Le lendemain matin, c’est le choc : ma vidéo a fait 5 millions de vues. Des milliers de personnes l’ont likée, commentée, partagée. Ça y est, je le sens, elle m’a échappé. Je découvre, avec une certaine appréhension, que tous les commentaires ne sont pas charmants.
Des milliers d’utilisateurs, que je ne connais pas, sont entrés dans un débat enflammé : une communauté de femmes s’énerve contre « ces hommes irrespectueux et égoïstes, accros aux jeux vidéo ». En retour, une communauté d’hommes les invective : « Nous avons le droit de nous amuser, tout ne tourne pas autour de vous Mesdames ! » Je deviens la spectatrice muette de ces échanges virulents, très « premier degré ».

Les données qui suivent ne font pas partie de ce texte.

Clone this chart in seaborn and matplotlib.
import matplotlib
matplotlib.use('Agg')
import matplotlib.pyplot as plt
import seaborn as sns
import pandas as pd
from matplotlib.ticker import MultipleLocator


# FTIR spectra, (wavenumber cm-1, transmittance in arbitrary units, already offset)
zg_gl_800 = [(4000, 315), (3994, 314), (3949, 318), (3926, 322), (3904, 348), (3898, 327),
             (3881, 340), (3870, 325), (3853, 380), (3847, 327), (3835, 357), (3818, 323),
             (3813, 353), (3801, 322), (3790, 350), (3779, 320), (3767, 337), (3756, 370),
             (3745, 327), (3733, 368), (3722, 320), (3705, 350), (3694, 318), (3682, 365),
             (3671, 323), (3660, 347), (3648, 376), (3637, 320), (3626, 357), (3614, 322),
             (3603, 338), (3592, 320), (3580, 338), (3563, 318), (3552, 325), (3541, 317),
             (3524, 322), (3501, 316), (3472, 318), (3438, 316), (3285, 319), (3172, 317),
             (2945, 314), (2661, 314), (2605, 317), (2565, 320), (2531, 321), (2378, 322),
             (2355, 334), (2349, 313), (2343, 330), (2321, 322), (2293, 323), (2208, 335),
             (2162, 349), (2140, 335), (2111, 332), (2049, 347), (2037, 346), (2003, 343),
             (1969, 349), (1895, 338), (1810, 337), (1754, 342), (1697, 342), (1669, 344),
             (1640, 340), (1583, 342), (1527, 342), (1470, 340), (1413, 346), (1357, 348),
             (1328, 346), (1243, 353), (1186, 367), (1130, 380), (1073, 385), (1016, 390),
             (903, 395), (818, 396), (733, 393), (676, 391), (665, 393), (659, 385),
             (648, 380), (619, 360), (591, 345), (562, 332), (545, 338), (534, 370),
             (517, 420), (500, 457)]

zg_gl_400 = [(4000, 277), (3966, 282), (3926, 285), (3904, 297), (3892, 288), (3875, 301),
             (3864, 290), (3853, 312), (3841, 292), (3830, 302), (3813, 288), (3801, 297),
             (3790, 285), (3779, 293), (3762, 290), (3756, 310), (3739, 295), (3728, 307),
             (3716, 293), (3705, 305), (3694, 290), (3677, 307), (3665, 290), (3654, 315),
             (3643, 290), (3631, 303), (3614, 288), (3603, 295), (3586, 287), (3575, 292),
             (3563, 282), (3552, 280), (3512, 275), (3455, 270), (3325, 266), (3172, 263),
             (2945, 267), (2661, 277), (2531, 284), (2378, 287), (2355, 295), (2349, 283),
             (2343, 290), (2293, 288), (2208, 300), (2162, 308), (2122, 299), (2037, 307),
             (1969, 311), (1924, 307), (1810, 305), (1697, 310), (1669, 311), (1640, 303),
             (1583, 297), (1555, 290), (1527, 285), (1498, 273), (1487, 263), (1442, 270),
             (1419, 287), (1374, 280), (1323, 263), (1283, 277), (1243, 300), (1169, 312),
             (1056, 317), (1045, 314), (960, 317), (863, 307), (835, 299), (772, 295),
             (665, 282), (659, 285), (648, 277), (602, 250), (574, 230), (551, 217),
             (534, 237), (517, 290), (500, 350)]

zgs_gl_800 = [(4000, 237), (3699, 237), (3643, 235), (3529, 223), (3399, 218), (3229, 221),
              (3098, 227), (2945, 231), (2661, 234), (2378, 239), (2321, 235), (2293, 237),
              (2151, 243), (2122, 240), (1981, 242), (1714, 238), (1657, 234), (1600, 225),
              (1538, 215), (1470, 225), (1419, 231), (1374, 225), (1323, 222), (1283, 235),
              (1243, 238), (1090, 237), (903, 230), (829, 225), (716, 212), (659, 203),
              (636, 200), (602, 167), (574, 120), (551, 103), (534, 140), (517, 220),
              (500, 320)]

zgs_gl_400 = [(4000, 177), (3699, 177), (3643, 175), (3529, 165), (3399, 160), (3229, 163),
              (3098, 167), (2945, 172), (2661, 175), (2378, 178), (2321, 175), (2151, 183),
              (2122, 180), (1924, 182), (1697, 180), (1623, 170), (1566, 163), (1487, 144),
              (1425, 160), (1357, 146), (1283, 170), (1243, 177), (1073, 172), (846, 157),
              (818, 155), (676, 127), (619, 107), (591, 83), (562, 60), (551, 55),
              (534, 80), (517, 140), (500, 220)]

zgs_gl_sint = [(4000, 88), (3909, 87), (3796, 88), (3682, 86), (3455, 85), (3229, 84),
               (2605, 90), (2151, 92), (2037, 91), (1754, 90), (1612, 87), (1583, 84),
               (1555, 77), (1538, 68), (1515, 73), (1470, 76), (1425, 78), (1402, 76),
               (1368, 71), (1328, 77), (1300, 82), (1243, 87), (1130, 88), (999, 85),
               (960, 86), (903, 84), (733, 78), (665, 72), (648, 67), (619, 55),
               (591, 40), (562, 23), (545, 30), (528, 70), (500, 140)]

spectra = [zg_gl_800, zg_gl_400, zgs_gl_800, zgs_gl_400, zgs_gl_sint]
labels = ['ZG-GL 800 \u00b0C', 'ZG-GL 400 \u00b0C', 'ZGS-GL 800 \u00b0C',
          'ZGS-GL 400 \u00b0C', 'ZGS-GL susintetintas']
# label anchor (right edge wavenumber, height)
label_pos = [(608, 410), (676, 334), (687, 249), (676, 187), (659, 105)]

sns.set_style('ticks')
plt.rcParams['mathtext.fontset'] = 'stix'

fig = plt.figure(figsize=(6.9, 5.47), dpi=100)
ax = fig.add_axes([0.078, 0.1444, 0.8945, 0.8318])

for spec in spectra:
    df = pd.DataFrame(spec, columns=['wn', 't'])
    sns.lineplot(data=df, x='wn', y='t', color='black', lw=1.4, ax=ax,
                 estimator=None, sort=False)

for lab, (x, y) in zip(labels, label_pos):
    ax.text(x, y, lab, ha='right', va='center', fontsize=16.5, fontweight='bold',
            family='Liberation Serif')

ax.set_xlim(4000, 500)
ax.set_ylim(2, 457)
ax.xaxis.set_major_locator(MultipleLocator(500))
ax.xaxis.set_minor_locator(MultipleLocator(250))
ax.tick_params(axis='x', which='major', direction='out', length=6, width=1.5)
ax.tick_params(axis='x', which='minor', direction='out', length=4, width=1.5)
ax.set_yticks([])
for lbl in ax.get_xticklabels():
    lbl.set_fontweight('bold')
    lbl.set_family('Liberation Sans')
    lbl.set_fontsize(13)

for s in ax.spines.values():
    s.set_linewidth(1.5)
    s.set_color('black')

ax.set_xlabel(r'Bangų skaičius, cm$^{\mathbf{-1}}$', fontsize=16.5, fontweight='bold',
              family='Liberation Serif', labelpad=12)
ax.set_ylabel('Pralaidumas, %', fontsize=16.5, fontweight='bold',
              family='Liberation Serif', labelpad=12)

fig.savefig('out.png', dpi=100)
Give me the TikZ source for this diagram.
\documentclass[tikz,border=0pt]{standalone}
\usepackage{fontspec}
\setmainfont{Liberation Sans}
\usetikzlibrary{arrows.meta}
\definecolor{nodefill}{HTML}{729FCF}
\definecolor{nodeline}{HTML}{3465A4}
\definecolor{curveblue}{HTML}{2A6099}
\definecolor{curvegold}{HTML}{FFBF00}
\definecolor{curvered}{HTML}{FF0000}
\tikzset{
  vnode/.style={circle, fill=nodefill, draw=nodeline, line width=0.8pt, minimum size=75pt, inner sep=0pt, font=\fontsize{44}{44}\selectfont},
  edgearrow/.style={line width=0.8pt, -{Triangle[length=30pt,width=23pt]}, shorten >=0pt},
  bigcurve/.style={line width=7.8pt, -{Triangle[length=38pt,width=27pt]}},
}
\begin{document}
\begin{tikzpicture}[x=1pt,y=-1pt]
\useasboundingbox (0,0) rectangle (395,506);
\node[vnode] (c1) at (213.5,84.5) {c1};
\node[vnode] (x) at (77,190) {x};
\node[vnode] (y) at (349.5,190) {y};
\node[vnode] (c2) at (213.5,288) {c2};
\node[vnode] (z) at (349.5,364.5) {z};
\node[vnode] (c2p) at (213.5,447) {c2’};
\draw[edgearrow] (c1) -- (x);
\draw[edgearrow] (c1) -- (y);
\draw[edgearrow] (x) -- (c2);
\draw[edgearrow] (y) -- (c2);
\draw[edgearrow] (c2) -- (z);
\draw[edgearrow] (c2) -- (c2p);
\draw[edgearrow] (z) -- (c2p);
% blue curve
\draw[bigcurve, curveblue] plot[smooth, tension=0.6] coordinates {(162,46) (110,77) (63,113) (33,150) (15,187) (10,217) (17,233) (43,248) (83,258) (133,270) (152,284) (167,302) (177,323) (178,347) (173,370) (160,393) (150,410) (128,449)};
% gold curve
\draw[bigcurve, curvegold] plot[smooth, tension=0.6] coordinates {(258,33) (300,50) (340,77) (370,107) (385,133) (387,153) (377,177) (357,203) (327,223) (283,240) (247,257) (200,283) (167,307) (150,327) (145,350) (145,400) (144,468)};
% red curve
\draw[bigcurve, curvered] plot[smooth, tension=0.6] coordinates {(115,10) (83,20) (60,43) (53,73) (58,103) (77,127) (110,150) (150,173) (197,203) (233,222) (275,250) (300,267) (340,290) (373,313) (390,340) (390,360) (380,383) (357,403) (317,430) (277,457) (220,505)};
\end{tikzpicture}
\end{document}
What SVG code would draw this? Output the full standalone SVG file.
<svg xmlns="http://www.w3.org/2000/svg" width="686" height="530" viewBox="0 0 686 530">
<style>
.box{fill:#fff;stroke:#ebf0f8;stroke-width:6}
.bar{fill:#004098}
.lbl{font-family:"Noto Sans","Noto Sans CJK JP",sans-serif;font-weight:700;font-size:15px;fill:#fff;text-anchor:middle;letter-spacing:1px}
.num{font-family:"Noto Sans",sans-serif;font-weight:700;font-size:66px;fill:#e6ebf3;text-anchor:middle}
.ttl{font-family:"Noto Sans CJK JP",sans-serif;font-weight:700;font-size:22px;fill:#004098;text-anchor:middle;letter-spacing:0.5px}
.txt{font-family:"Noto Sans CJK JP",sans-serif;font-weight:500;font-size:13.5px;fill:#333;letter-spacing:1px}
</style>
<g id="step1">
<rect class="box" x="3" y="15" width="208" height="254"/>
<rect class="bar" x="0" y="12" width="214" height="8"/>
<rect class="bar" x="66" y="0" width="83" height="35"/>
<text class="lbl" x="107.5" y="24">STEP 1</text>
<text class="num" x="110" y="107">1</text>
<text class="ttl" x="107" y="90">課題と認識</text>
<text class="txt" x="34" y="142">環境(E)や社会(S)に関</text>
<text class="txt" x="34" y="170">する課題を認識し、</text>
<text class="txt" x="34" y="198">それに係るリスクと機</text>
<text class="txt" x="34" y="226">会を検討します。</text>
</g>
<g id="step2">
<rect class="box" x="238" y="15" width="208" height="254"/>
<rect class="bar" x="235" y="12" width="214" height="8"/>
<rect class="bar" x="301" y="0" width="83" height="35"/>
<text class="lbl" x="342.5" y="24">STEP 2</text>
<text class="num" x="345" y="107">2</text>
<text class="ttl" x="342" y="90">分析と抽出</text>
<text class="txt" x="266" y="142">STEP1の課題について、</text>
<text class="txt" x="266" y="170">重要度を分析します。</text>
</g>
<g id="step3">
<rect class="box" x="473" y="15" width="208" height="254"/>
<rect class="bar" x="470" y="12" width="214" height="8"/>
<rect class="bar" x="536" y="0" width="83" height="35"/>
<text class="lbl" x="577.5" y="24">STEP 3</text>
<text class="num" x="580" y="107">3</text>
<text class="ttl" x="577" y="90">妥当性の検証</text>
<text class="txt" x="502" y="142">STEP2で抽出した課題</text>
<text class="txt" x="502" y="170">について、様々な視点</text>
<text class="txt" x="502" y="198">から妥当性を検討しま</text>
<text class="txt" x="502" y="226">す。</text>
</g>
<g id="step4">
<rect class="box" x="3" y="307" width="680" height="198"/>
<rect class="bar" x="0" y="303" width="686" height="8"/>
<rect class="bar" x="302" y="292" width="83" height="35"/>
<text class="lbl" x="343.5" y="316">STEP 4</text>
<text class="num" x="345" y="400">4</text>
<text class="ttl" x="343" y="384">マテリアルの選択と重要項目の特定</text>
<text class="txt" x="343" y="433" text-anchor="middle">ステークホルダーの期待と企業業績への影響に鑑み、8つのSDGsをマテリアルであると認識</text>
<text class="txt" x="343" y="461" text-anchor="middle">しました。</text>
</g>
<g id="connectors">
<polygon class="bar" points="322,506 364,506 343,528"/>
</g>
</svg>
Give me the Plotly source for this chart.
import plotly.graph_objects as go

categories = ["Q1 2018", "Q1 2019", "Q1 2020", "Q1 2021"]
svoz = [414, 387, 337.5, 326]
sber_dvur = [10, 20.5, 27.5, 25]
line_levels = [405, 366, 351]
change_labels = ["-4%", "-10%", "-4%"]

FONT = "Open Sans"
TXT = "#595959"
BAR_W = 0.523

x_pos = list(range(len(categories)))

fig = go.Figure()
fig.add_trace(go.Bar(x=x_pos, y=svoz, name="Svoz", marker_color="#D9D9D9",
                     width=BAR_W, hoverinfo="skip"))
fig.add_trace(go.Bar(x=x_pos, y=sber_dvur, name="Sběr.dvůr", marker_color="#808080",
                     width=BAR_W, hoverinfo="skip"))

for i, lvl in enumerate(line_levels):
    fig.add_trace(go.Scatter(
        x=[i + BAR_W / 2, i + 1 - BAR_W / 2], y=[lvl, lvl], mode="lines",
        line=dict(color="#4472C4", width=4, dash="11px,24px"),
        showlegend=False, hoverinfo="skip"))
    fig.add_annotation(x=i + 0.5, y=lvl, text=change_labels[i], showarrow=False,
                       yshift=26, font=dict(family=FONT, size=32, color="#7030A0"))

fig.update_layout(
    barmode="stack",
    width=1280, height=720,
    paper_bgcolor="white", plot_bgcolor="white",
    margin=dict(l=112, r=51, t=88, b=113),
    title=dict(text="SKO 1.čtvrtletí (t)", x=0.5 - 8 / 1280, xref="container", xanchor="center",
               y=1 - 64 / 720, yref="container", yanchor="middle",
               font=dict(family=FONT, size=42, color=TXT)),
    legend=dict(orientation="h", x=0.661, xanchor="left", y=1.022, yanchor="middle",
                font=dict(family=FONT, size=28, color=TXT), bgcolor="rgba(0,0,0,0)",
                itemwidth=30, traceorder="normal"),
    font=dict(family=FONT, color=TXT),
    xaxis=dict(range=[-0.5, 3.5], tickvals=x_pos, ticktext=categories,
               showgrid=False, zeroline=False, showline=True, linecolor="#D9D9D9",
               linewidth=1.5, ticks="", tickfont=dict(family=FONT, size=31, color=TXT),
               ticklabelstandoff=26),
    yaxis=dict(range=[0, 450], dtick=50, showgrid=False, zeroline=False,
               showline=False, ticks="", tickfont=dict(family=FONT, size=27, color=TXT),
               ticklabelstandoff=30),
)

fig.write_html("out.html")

Je vois que certains critiquent même notre couple, quand d’autres le défendent. Quelques-uns émettent
carrément des critiques sur notre appartement et j’ai soudain un pincement au coeur en réalisant que des millions de personnes ont eu accès à une partie de notre intimité. Mais passé ce vertige, je décide de prendre tout ça à la rigolade. Après tout, ce n’est qu’une blague. Je laisse la vidéo en ligne.
13 millions de vues
Quelques jours plus tard, ma vidéo a fait 13 millions de vues. 1,6 million de personnes l’ont aimée, près de 20 000 l’ont commentée. De deux abonnés, je suis passée à près de 3 000. Et chaque minute, le compteur augmente. Cette aventure numérique
me laisse finalement un goût doux-amer : d’un côté, j’ai expérimenté la dureté des réseaux sociaux et compris que des milliers d’inconnus pouvaient avoir accès à ma vie, que je croyais naïvement privée.
Mais, paradoxalement, j’ai l’envie de continuer à faire des vidéos. Partager le comique du quotidien, savoir que ce qui m’a fait rire en a fait rire d’autres, m’a intimement plu. Ce fut une drôle d’expérience, piquante, revigorante. Et soyons honnêtes, très addictive. (1) Il faut avoir 18 ans, 10 000 abonnés et 100 000 vues sur ses vidéos.